On Unemployment

It is my last day of unemployment. Tomorrow and henceforth, a person of some supervisory capacity will expect things of me. He/She will expect me to be punctual and efficient, and probably contented by the mediocre compensation which he/she has offered me in order to render services that will make him/her exponentially richer, by virtue of enlisting my womanpower, and my cheery disposition to boot. I will continue to collect some small fraction of unemployment through the vehicle of the Massachusetts Department of Unemployment. This payment will draw from the wealthy banks of my former employer, in light of my former employer's decision to send me packing, just minutes after my former employer escorted my former bossman out with his trenchcoat and gym bag and no goodbye.

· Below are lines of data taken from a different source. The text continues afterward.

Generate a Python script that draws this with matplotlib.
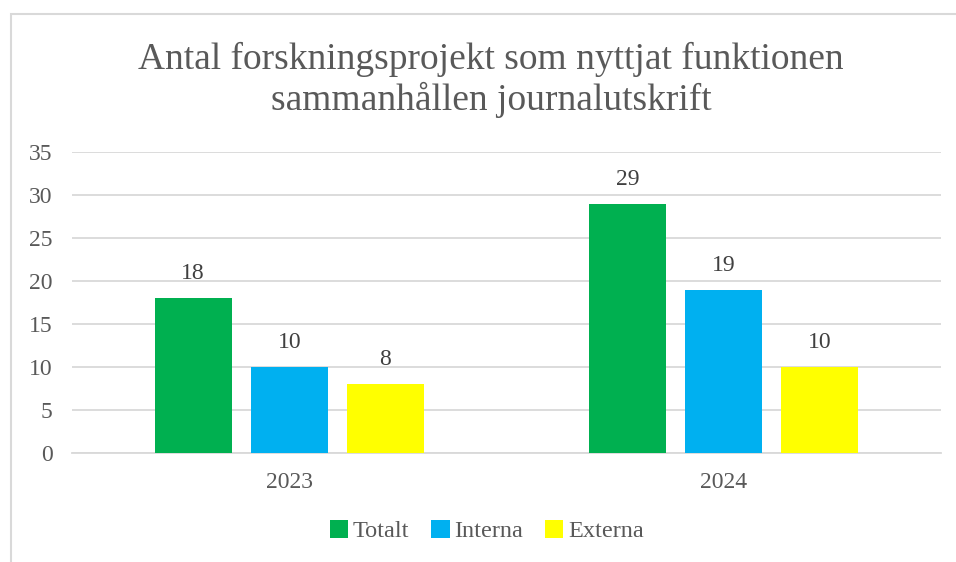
import numpy as np
import matplotlib
matplotlib.use("Agg")
import matplotlib.pyplot as plt
from matplotlib.patches import Rectangle

# Data
years = ["2023", "2024"]
series_names = ["Totalt", "Interna", "Externa"]
totalt = [18, 29]
interna = [10, 19]
externa = [8, 10]
colors = ["#00B050", "#00B0F0", "#FFFF00"]

plt.rcParams["font.family"] = ["Liberation Serif", "DejaVu Serif"]

fig = plt.figure(figsize=(9.56, 5.62), dpi=100)
ax = fig.add_axes([72 / 956, 1 - 453 / 562, (941 - 72) / 956, (453 - 152) / 562])

# chart border (light gray, cut off at right/bottom like the reference)
fig.patches.append(Rectangle((10.5 / 956, -0.1), 1.2, 1 - 13.5 / 562 + 0.1,
                             transform=fig.transFigure, fill=False,
                             edgecolor="#d9d9d9", linewidth=1.5, zorder=0))

x = np.arange(len(years))
width = 0.177
step = 0.221
for i, (vals, name) in enumerate(zip([totalt, interna, externa], series_names)):
    bars = ax.bar(x + (i - 1) * step, vals, width, color=colors[i], label=name, zorder=3)
    for b, v in zip(bars, vals):
        ax.annotate(str(v), (b.get_x() + b.get_width() / 2, v), xytext=(0, 10),
                    textcoords="offset points", ha="center", va="bottom",
                    fontsize=17, color="#404040")

ax.set_xlim(-0.5, 1.5)
ax.set_ylim(0, 35)
ax.set_yticks(range(0, 36, 5))
ax.set_xticks(x)
ax.set_xticklabels(years)
ax.yaxis.grid(True, color="#d9d9d9", linewidth=1.3, zorder=0)
ax.set_axisbelow(True)
for s in ["top", "right", "left"]:
    ax.spines[s].set_visible(False)
ax.spines["bottom"].set_color("#d9d9d9")
ax.spines["bottom"].set_linewidth(1.3)
ax.tick_params(axis="both", length=0, labelsize=17, colors="#595959")
ax.tick_params(axis="y", pad=14)
ax.tick_params(axis="x", pad=14)

fig.text(491 / 956, 1 - 80 / 562, "Antal forskningsprojekt som nyttjat funktionen\nsammanhållen journalutskrift",
         ha="center", va="center", fontsize=27, color="#595959", linespacing=1.2)

fig.legend(loc="center", bbox_to_anchor=(487 / 956, 1 - 531 / 562), ncol=3, frameon=False,
           fontsize=17.5, handlelength=0.75, handleheight=0.75, handletextpad=0.2,
           columnspacing=0.9, labelcolor="#595959")

fig.savefig("out.png", dpi=100)
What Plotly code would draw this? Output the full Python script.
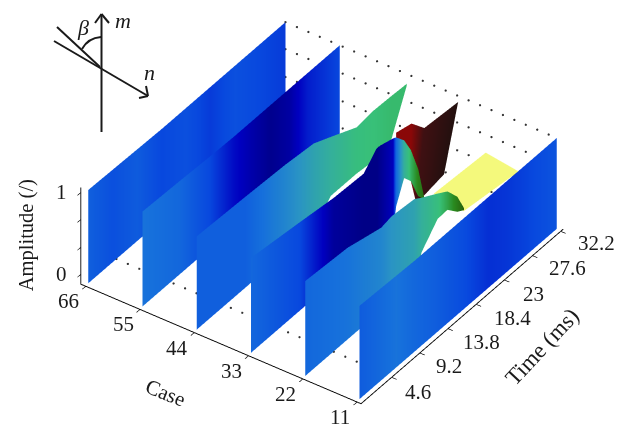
import numpy as np
import plotly.graph_objects as go

case_ticks = [66, 55, 44, 33, 22, 11]
time_ticks = [4.6, 9.2, 13.8, 18.4, 23, 27.6, 32.2]
time_labels = ["4.6", "9.2", "13.8", "18.4", "23", "27.6", "32.2"]
amp_ticks = [0, 0.33, 0.67, 1]
amp_labels = ["0", "", "", "1"]
FLOOR = -0.11

t66 = [0, 4, 8, 12, 16, 20, 24, 28, 32.2]
top66 = [1.03, 1.02, 1.01, 1, 1, 1, 1, 1, 1]
col66 = [.28, .24, .27, .22, .24, .2, .24, .22, .2]

t55 = [0, 6, 11, 15, 18, 21, 24, 27, 32.2]
top55 = [1.05, 1.03, 1.01, 1, 1, 1, 1, 1, 1]
col55 = [.33, .3, .22, .12, .07, .03, .06, .15, .22]

t44 = [0, 8, 14.5, 19.1, 21.9, 26.1, 28.4, 30.6, 32.2]
case44 = [44, 44, 44, 44, 44, 44, 43.5, 42.6, 41.4]
top44 = [1.03, 1, .97, .93, .83, .675, .74, .8, .88]
low44 = [FLOOR, FLOOR, FLOOR, FLOOR, .11, .11, .125, .26, .86]
col44 = [.28, .28, .38, .46, .5, .55, .56, .57, .57]

t33 = [0, 8, 13.5, 18.4, 20.6, 23.2, 23.7, 25, 26.1, 27.3, 28.3]
top33 = [1.05, .97, .91, .89, 1.07, 1.01, .99, .87, .68, .37, -.05]
low33 = [FLOOR, FLOOR, FLOOR, FLOOR, FLOOR, FLOOR, .15, .41, .30, .04, -.06]
col33 = [.3, .22, .05, .02, .02, .1, .3, .5, .58, .65, .68]

tail33_top_t = [24.5, 27, 29.1, 32.2]
tail33_low_t = [24.5, 26.8, 27.8, 29.9]
tail33_case = [34, 34, 34, 31]
tail33_top = [.97, .92, .73, .925]
tail33_low = [.76, .26, FLOOR, .19]
tail33_col = [.84, .84, .93, 1]

t22 = [0, 6.9, 12.4, 14.1, 17.8, 19, 20.8, 21.6, 22.4, 23.5]
case22 = [22, 22, 22, 22, 22, 22, 21, 20, 19, 19]
top22 = [1.05, 1.01, .9, .93, .9, .84, .8, .8, .71, .5]
low22 = [FLOOR, FLOOR, FLOOR, FLOOR, FLOOR, .175, .49, .575, .525, .475]
col22 = [.3, .33, .38, .42, .46, .5, .55, .6, .66, .7]

plateau_case = [[26, 25.4], [19.2, 18]]
plateau_time = [[24.2, 32.2], [23.6, 31.6]]
plateau_amp = 0.45

t11 = [0, 3, 6, 9, 13, 17, 21, 24, 27, 32.2]
top11 = [1.03, 1.02, 1.01, 1, 1, 1, 1, 1, 1, 1]
col11 = [.27, .3, .33, .3, .27, .23, .18, .19, .21, .25]

scale = [
    [0, "#00007a"], [.1, "#0000c0"], [.22, "#0848de"], [.32, "#1670dc"],
    [.42, "#2a94c4"], [.5, "#34b09a"], [.56, "#38c078"], [.64, "#2a8a20"],
    [.7, "#28600c"], [.78, "#8a1a0a"], [.84, "#8c0808"], [.93, "#401012"],
    [1, "#24100f"],
]
SERIF = "Liberation Serif"


def ribbon(case, t_top, t_low, top, low, col):
    n = len(t_top)
    case = [case] * n if np.isscalar(case) else case
    low = [low] * n if np.isscalar(low) else low
    return go.Surface(
        x=[case, case], y=[t_low, t_top], z=[low, top],
        surfacecolor=[col, col], cmin=0, cmax=1, colorscale=scale,
        showscale=False, hoverinfo="skip",
        lighting=dict(ambient=1, diffuse=0, specular=0, fresnel=0),
    )


fig = go.Figure()
fig.add_trace(ribbon(66, t66, t66, top66, FLOOR, col66))
fig.add_trace(ribbon(55, t55, t55, top55, FLOOR, col55))
fig.add_trace(ribbon(case44, t44, t44, top44, low44, col44))
fig.add_trace(ribbon(tail33_case, tail33_top_t, tail33_low_t, tail33_top, tail33_low, tail33_col))
fig.add_trace(ribbon(33, t33, t33, top33, low33, col33))
fig.add_trace(go.Surface(
    x=plateau_case, y=plateau_time, z=[[plateau_amp] * 2] * 2,
    surfacecolor=[[1, 1], [1, 1]], cmin=0, cmax=1,
    colorscale=[[0, "#f4f97c"], [1, "#f4f97c"]], showscale=False, hoverinfo="skip",
    lighting=dict(ambient=1, diffuse=0, specular=0, fresnel=0),
))
fig.add_trace(ribbon(case22, t22, t22, top22, low22, col22))
fig.add_trace(ribbon(11, t11, t11, top11, FLOOR, col11))

# dotted grid: rows on the far wall and one on the floor
dot_case = np.arange(66, 10.9, -2.32)
wx, wy, wz = [], [], []
for a in amp_ticks:
    wx += list(dot_case); wy += [32.2] * len(dot_case); wz += [a] * len(dot_case)
wx += list(dot_case); wy += [4.6] * len(dot_case); wz += [FLOOR] * len(dot_case)
fig.add_trace(go.Scatter3d(x=wx, y=wy, z=wz, mode="markers", hoverinfo="skip",
                           marker=dict(size=1.3, color="#333333", line=dict(width=0))))

base_axis = dict(showbackground=False, showgrid=False, zeroline=False, showline=True,
                 linecolor="black", linewidth=2, ticks="outside", tickcolor="black",
                 tickwidth=1.5, ticklen=6, showticklabels=False, showspikes=False,
                 title=dict(text=""))

tick_font = dict(family=SERIF, size=21, color="#1a1a1a")
time_dx = [26, 29, 33, 36, 29, 35, 36]
time_dy = [-15, -13, -13.5, -13.5, -14, -12, -12]
notes = []
for c in case_ticks:
    notes.append(dict(x=c, y=-0.4, z=-0.12, text=str(c), showarrow=False, xshift=-17, yshift=-15, font=tick_font))
for t, lab, dx, dy in zip(time_ticks, time_labels, time_dx, time_dy):
    notes.append(dict(x=10.2, y=t, z=-0.12, text=lab, showarrow=False, xshift=dx, yshift=dy, font=tick_font))
for a, lab in zip(amp_ticks, amp_labels):
    if lab:
        notes.append(dict(x=67, y=-0.4, z=a, text=lab, showarrow=False, xshift=-19, font=tick_font))
notes.append(dict(x=38, y=-0.4, z=-0.12, text="Case", showarrow=False, textangle=22, xshift=-58, yshift=-48,
                  font=dict(family=SERIF, size=21, color="#1a1a1a")))
notes.append(dict(x=10.2, y=22, z=-0.12, text="Time (ms)", showarrow=False, textangle=-47, xshift=44, yshift=-61,
                  font=dict(family=SERIF, size=23, color="#1a1a1a")))
notes.append(dict(x=67, y=-0.4, z=0.5, text="Amplitude (/)", showarrow=False, textangle=-90, xshift=-54, yshift=-2,
                  font=dict(family=SERIF, size=20.5, color="#1a1a1a")))

R = 1.5
CX, CY, CZ = 0.0, 0.0, -0.107
fig.update_layout(
    width=628, height=438, margin=dict(l=0, r=0, t=0, b=0),
    paper_bgcolor="white", showlegend=False,
    scene=dict(
        domain=dict(x=[0, 1], y=[0, 1]),
        xaxis=dict(base_axis, range=[67, 10.2], tickvals=case_ticks),
        yaxis=dict(base_axis, range=[-0.4, 32.6], tickvals=time_ticks),
        zaxis=dict(base_axis, range=[-0.12, 1.06], tickvals=amp_ticks),
        aspectmode="manual", aspectratio=dict(x=1.564, y=1.605, z=0.555),
        camera=dict(projection=dict(type="orthographic"), up=dict(x=0, y=0, z=1),
                    center=dict(x=CX, y=CY, z=CZ),
                    eye=dict(x=.457 * R + CX, y=-.650 * R + CY, z=.607 * R + CZ)),
        annotations=notes,
    ),
)

PAGE_MARGIN = 8


def px(x):
    return (x - PAGE_MARGIN) / 628


def py(y):
    return 1 - (y - PAGE_MARGIN) / 438


inset = [
    ((101.5, 132), (101.5, 14)), ((95, 23), (101.5, 14)), ((109, 23), (101.5, 14)),
    ((54, 41), (148, 96)), ((139, 98), (148, 96)), ((146, 86), (148, 96)),
    ((57, 27), (100, 67)),
]
for (a, b) in inset:
    fig.add_shape(type="line", xref="paper", yref="paper", x0=px(a[0]), y0=py(a[1]),
                  x1=px(b[0]), y1=py(b[1]), line=dict(color="#1a1a1a", width=2))
fig.add_shape(type="path", xref="paper", yref="paper", line=dict(color="#1a1a1a", width=2),
              path=f"M {px(82)} {py(49)} Q {px(88)} {py(38)} {px(101)} {py(37)}")
for txt, x, y in (("β", 83, 27), ("m", 123, 21), ("n", 149, 73)):
    fig.add_annotation(xref="paper", yref="paper", x=px(x), y=py(y), text=f"<i>{txt}</i>",
                       xanchor="center", yanchor="middle",
                       showarrow=False, font=dict(family=SERIF, size=22, color="#1a1a1a"))

fig.write_html("out.html")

Fortunately for me, my life is not so terribly existential as I sometimes illustrate it.

Rather, for the last month, I have been slovenly, leisurely, and sometimes totally frivolous with money that I did not have. I posed as a Lady who Lunched. I made good on some care packages to friends and mothers. I spent long leisurely hours at the gym. I flossed, sometimes twice in one day. I kept a checklist and sometimes, kapoot with it all, I was going to watch the Food Network by candlelight for several hours.

A forced sabbatical is much different than one that is chosen, one that is planned. So I have tried to make the most of mine. I was often beleagured by shady job prospectors and the general sense that there was no one on earth whose very life would assuredly be improved by my efforts to get up in the morning.

But that is also the problem of unemployment. One develops a certain ego about her time, her purpose. Which is why I am so glad to be returning to a dayjob once more. I am not sure that I can spend another day with myself.